▶ YOUR OBJECTIVE:
Starting at the line that contains "What TikZ code" and stopping at the line that contains "(grp.-29.7) -- (drop);", return those lines exactly and nothing else. Both end lines count; pictures do not.

▶ RECORDS TO USE:

▼

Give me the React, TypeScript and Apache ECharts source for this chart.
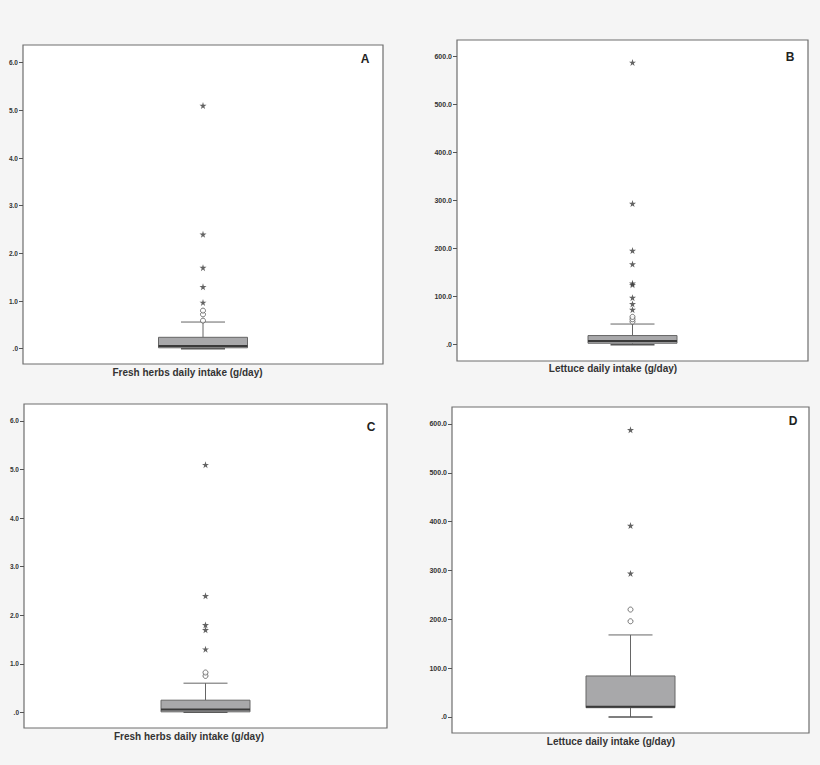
import React, { useEffect, useRef } from "react";
import * as echarts from "echarts";

// ---- Data ----
const panelLetters = ["A", "B", "C", "D"];
const axisTitles = [
  "Fresh herbs daily intake (g/day)",
  "Lettuce daily intake (g/day)",
  "Fresh herbs daily intake (g/day)",
  "Lettuce daily intake (g/day)",
];
const herbsTicks = [0, 1, 2, 3, 4, 5, 6];
const lettuceTicks = [0, 100, 200, 300, 400, 500, 600];

// [min, Q1, median, Q3, max (whisker)]
const boxA = [0, 0.02, 0.055, 0.24, 0.56];
const circlesA = [0.59, 0.72, 0.8];
const starsA = [0.97, 1.3, 1.7, 2.4, 5.1];

const boxB = [0, 3, 7.5, 19, 43];
const circlesB = [48, 53, 58];
const starsB = [73, 85, 98, 125, 128, 168, 196, 294, 588];

const boxC = [0, 0.01, 0.06, 0.25, 0.6];
const circlesC = [0.75, 0.82];
const starsC = [1.3, 1.7, 1.8, 2.4, 5.1];

const boxD = [0, 19, 21, 84, 168];
const circlesD = [196, 220];
const starsD = [294, 392, 588];

// ---- Layout ----
const grids = [
  { left: 23, top: 45, width: 360, height: 319 },
  { left: 457, top: 40, width: 351, height: 321 },
  { left: 24, top: 404, width: 363, height: 324 },
  { left: 452, top: 407, width: 357, height: 326 },
];
const yRanges = [
  { min: -0.32, max: 6.37 },
  { min: -34, max: 634.8 },
  { min: -0.323, max: 6.35 },
  { min: -32.8, max: 634.8 },
];
const letterPos = [
  [365, 59],
  [790, 57],
  [371, 427],
  [793, 421],
];
const titlePos = [
  [187.5, 372.5],
  [613, 368.5],
  [189, 736],
  [611, 741],
];

const STAR =
  "path://M50,0 L61,35 L98,35 L68,57 L79,91 L50,70 L21,91 L32,57 L2,35 L39,35 Z";

const boxes = [boxA, boxB, boxC, boxD];
const circles = [circlesA, circlesB, circlesC, circlesD];
const stars = [starsA, starsB, starsC, starsD];
const tickSets = [herbsTicks, lettuceTicks, herbsTicks, lettuceTicks];

function renderBox(params: any, api: any) {
  const vals = [api.value(1), api.value(2), api.value(3), api.value(4), api.value(5)];
  const x = api.coord([0, 0])[0];
  const py = vals.map((v) => api.coord([0, v])[1]);
  const boxHalf = 44.5;
  const capHalf = 22;
  const lineStyle = { stroke: "#666", lineWidth: 1 };
  return {
    type: "group",
    children: [
      { type: "line", shape: { x1: x, y1: py[4], x2: x, y2: py[3] }, style: lineStyle },
      { type: "line", shape: { x1: x, y1: py[1], x2: x, y2: py[0] }, style: lineStyle },
      { type: "line", shape: { x1: x - capHalf, y1: py[4], x2: x + capHalf, y2: py[4] }, style: lineStyle },
      { type: "line", shape: { x1: x - capHalf, y1: py[0], x2: x + capHalf, y2: py[0] }, style: { stroke: "#555", lineWidth: 1.5 } },
      {
        type: "rect",
        shape: { x: x - boxHalf, y: py[3], width: boxHalf * 2, height: py[1] - py[3] },
        style: { fill: "#a8a8aa", stroke: "#666", lineWidth: 1 },
      },
      { type: "line", shape: { x1: x - boxHalf, y1: py[2], x2: x + boxHalf, y2: py[2] }, style: { stroke: "#3a3a3a", lineWidth: 2 } },
    ],
  };
}

export default function App() {
  const ref = useRef<HTMLDivElement>(null);
  useEffect(() => {
    document.body.style.margin = "0";
    document.body.style.background = "#f5f5f5";
    const chart = echarts.init(ref.current!, null, { renderer: "svg" });
    const font = "Liberation Sans, Arial, sans-serif";
    const option: any = {
      animation: false,
      backgroundColor: "#f5f5f5",
      grid: grids.map((g) => ({
        ...g,
        show: true,
        backgroundColor: "#ffffff",
        borderColor: "#6e6e6e",
        borderWidth: 1.2,
        containLabel: false,
      })),
      xAxis: grids.map((_, i) => ({
        type: "category",
        gridIndex: i,
        data: ["x"],
        boundaryGap: true,
        axisLine: { show: false },
        axisTick: { show: false },
        axisLabel: { show: false },
        splitLine: { show: false },
      })),
      yAxis: grids.map((_, i) => ({
        type: "value",
        gridIndex: i,
        min: yRanges[i].min,
        max: yRanges[i].max,
        axisLine: { show: false },
        splitLine: { show: false },
        axisTick: {
          show: true,
          customValues: tickSets[i],
          length: 4,
          lineStyle: { color: "#555", width: 1 },
        },
        axisLabel: {
          show: true,
          customValues: tickSets[i],
          margin: 5,
          fontSize: i % 2 === 0 ? 6.5 : 7,
          fontWeight: "bold",
          fontFamily: font,
          color: "#333",
          formatter: (v: number) => (v === 0 ? ".0" : v.toFixed(1)),
        },
      })),
      series: [
        ...boxes.map((b, i) => ({
          type: "custom",
          name: "box" + panelLetters[i],
          xAxisIndex: i,
          yAxisIndex: i,
          renderItem: renderBox,
          encode: { x: 0, y: [1, 2, 3, 4, 5] },
          data: [[0, ...b]],
          z: 2,
        })),
        ...circles.map((c, i) => ({
          type: "scatter",
          name: "outliers" + panelLetters[i],
          xAxisIndex: i,
          yAxisIndex: i,
          symbol: "circle",
          symbolSize: 5,
          itemStyle: { color: "#ffffff", borderColor: "#555", borderWidth: 1 },
          data: c.map((v) => [0, v]),
          z: 3,
        })),
        ...stars.map((s, i) => ({
          type: "scatter",
          name: "extremes" + panelLetters[i],
          xAxisIndex: i,
          yAxisIndex: i,
          symbol: STAR,
          symbolSize: 7,
          itemStyle: { color: "#3c3c3c" },
          data: s.map((v) => [0, v]),
          z: 3,
        })),
      ],
      graphic: [
        ...panelLetters.map((l, i) => ({
          type: "text",
          x: letterPos[i][0],
          y: letterPos[i][1],
          z: 10,
          style: {
            text: l,
            fontSize: 12,
            fontWeight: "bold",
            fontFamily: font,
            fill: "#222",
            textAlign: "center",
            textVerticalAlign: "middle",
          },
        })),
        ...axisTitles.map((t, i) => ({
          type: "text",
          x: titlePos[i][0],
          y: titlePos[i][1],
          z: 10,
          style: {
            text: t,
            fontSize: 10,
            fontWeight: "bold",
            fontFamily: font,
            fill: "#333",
            textAlign: "center",
            textVerticalAlign: "middle",
          },
        })),
      ],
    };
    chart.setOption(option);
    return () => chart.dispose();
  }, []);
  return <div ref={ref} style={{ width: 820, height: 765 }} />;
}
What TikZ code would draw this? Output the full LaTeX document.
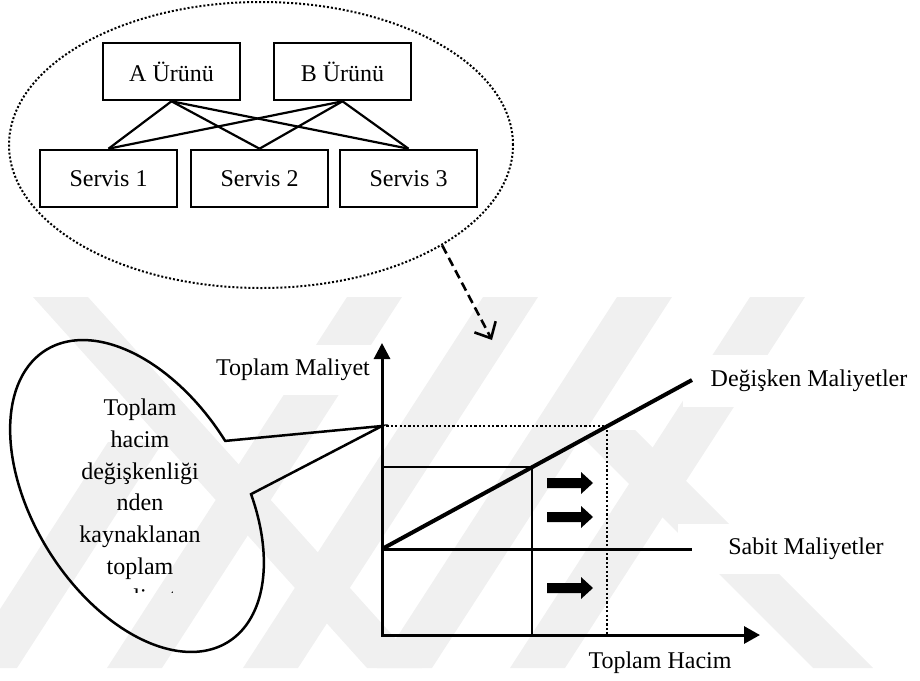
\documentclass[tikz,border=0pt]{standalone}
\usepackage{fontspec}
\setmainfont{Liberation Serif}
\usetikzlibrary{arrows.meta,shapes.geometric}

\begin{document}
\begin{tikzpicture}[x=1pt,y=-1pt,
  font=\fontsize{24pt}{28pt}\selectfont,
  box/.style={draw, line width=2.6pt, minimum width=137pt, minimum height=57pt, inner sep=0pt},
  link/.style={line width=2.2pt},
  wm/.style={fill=black!6},
  lab/.style={fill=white, inner xsep=6pt, inner ysep=14pt},
  axis/.style={line width=3pt},
  thin/.style={line width=2.3pt},
  dotline/.style={line width=2.2pt, dash pattern=on 2.2pt off 2.2pt},
  blockarrow/.pic={\fill (0,-5) -- (34,-5) -- (34,-11) -- (46,0) -- (34,11) -- (34,5) -- (0,5) -- cycle;}
]
\useasboundingbox (0,0) rectangle (920,680);

% faint diagonal background bands
\begin{scope}
  \clip (0,297) rectangle (920,668);
  \foreach \t in {347,483,617,750}
    \fill[wm] (\t,297) -- ++(55,0) -- ++(-240,371) -- ++(-55,0) -- cycle;
  \fill[wm] (33,297) -- ++(55,0) -- ++(334,371) -- ++(-55,0) -- cycle;
  \fill[wm] (108,442) -- ++(55,0) -- ++(-146,226) -- ++(-55,0) -- cycle;
  \fill[wm] (575,430) -- ++(60,0) -- ++(238,238) -- ++(-60,0) -- cycle;
\end{scope}

% products and services
\node[draw, ellipse, line width=2pt, dash pattern=on 2pt off 2pt,
      minimum width=504pt, minimum height=286pt, inner sep=0pt] (grp) at (261,145) {};
\node[box] (A) at (171.5,71.5) {A Ürünü};
\node[box] (B) at (342.5,71.5) {B Ürünü};
\node[box] (S1) at (108.5,178.5) {Servis 1};
\node[box] (S2) at (259.5,178.5) {Servis 2};
\node[box] (S3) at (408.5,178.5) {Servis 3};
\foreach \p in {A,B}
  \foreach \s in {S1,S2,S3}
    \draw[link] (\p.south) -- (\s.north);

\coordinate (drop) at (492,340);
\draw[line width=2.6pt, dash pattern=on 9pt off 5pt,
      -{Straight Barb[length=13pt,width=24pt,line width=2.6pt]}] (grp.-29.7) -- (drop);

% cost chart
\node[lab, inner xsep=10pt] (ylab) at (293,370) {Toplam Maliyet};
\node[lab, inner xsep=28pt, inner ysep=15pt] (dlab) at (809,381) {Değişken Maliyetler};
\node[lab, inner xsep=50pt, inner ysep=14pt] (slab) at (806,549) {Sabit Maliyetler};
\node (xlab) at (660,663) {Toplam Hacim};

\coordinate (O) at (382,635);
\coordinate (ytop) at (382,343);
\coordinate (xend) at (760,635);
\coordinate (F) at (382,549);
\coordinate (Fend) at (692,549);
\coordinate (Vend) at (692,380);
\coordinate (Q1) at (532,467);
\coordinate (Q2) at (607,426);
\coordinate (Q1y) at (382,467);
\coordinate (Q2y) at (382,426);
\coordinate (Q1x) at (532,635);
\coordinate (Q2x) at (607,635);

\draw[thin] (Q1y) -- (Q1) -- (Q1x);
\draw[dotline] (Q2y) -- (Q2) -- (Q2x);
\draw[line width=3pt] (F) -- (Fend);
\draw[line width=4pt] (F) -- (Vend);
\draw[axis, {Triangle[length=16pt,width=16pt]}-{Triangle[length=16pt,width=17pt]}] (ytop) -- (O) -- (xend);

\pic at (547,483) {blockarrow};
\pic at (547,517) {blockarrow};
\pic at (547,588) {blockarrow};

% speech bubble pointing at the total cost level
\draw[line width=2.5pt, line join=miter]
  plot[domain=-70:270, samples=120, smooth]
    ({137 + 91.2*cos(\x) - 88.2*sin(\x)}, {496 + 145.9*cos(\x) + 55.1*sin(\x)})
  -- (Q2y) -- cycle;

\begin{scope}
  \clip (0,300) rectangle (300,592);
  \node[align=center, font=\fontsize{24pt}{31.7pt}\selectfont] (btxt) at (140,505)
    {Toplam\\hacim\\değişkenliği\\nden\\kaynaklanan\\toplam\\maliyet};
\end{scope}
\end{tikzpicture}
\end{document}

▲

▶ EXPECTED ANSWER:
What TikZ code would draw this? Output the full LaTeX document.
\documentclass[tikz,border=0pt]{standalone}
\usepackage{fontspec}
\setmainfont{Liberation Serif}
\usetikzlibrary{arrows.meta,shapes.geometric}

\begin{document}
\begin{tikzpicture}[x=1pt,y=-1pt,
  font=\fontsize{24pt}{28pt}\selectfont,
  box/.style={draw, line width=2.6pt, minimum width=137pt, minimum height=57pt, inner sep=0pt},
  link/.style={line width=2.2pt},
  wm/.style={fill=black!6},
  lab/.style={fill=white, inner xsep=6pt, inner ysep=14pt},
  axis/.style={line width=3pt},
  thin/.style={line width=2.3pt},
  dotline/.style={line width=2.2pt, dash pattern=on 2.2pt off 2.2pt},
  blockarrow/.pic={\fill (0,-5) -- (34,-5) -- (34,-11) -- (46,0) -- (34,11) -- (34,5) -- (0,5) -- cycle;}
]
\useasboundingbox (0,0) rectangle (920,680);

% faint diagonal background bands
\begin{scope}
  \clip (0,297) rectangle (920,668);
  \foreach \t in {347,483,617,750}
    \fill[wm] (\t,297) -- ++(55,0) -- ++(-240,371) -- ++(-55,0) -- cycle;
  \fill[wm] (33,297) -- ++(55,0) -- ++(334,371) -- ++(-55,0) -- cycle;
  \fill[wm] (108,442) -- ++(55,0) -- ++(-146,226) -- ++(-55,0) -- cycle;
  \fill[wm] (575,430) -- ++(60,0) -- ++(238,238) -- ++(-60,0) -- cycle;
\end{scope}

% products and services
\node[draw, ellipse, line width=2pt, dash pattern=on 2pt off 2pt,
      minimum width=504pt, minimum height=286pt, inner sep=0pt] (grp) at (261,145) {};
\node[box] (A) at (171.5,71.5) {A Ürünü};
\node[box] (B) at (342.5,71.5) {B Ürünü};
\node[box] (S1) at (108.5,178.5) {Servis 1};
\node[box] (S2) at (259.5,178.5) {Servis 2};
\node[box] (S3) at (408.5,178.5) {Servis 3};
\foreach \p in {A,B}
  \foreach \s in {S1,S2,S3}
    \draw[link] (\p.south) -- (\s.north);

\coordinate (drop) at (492,340);
\draw[line width=2.6pt, dash pattern=on 9pt off 5pt,
      -{Straight Barb[length=13pt,width=24pt,line width=2.6pt]}] (grp.-29.7) -- (drop);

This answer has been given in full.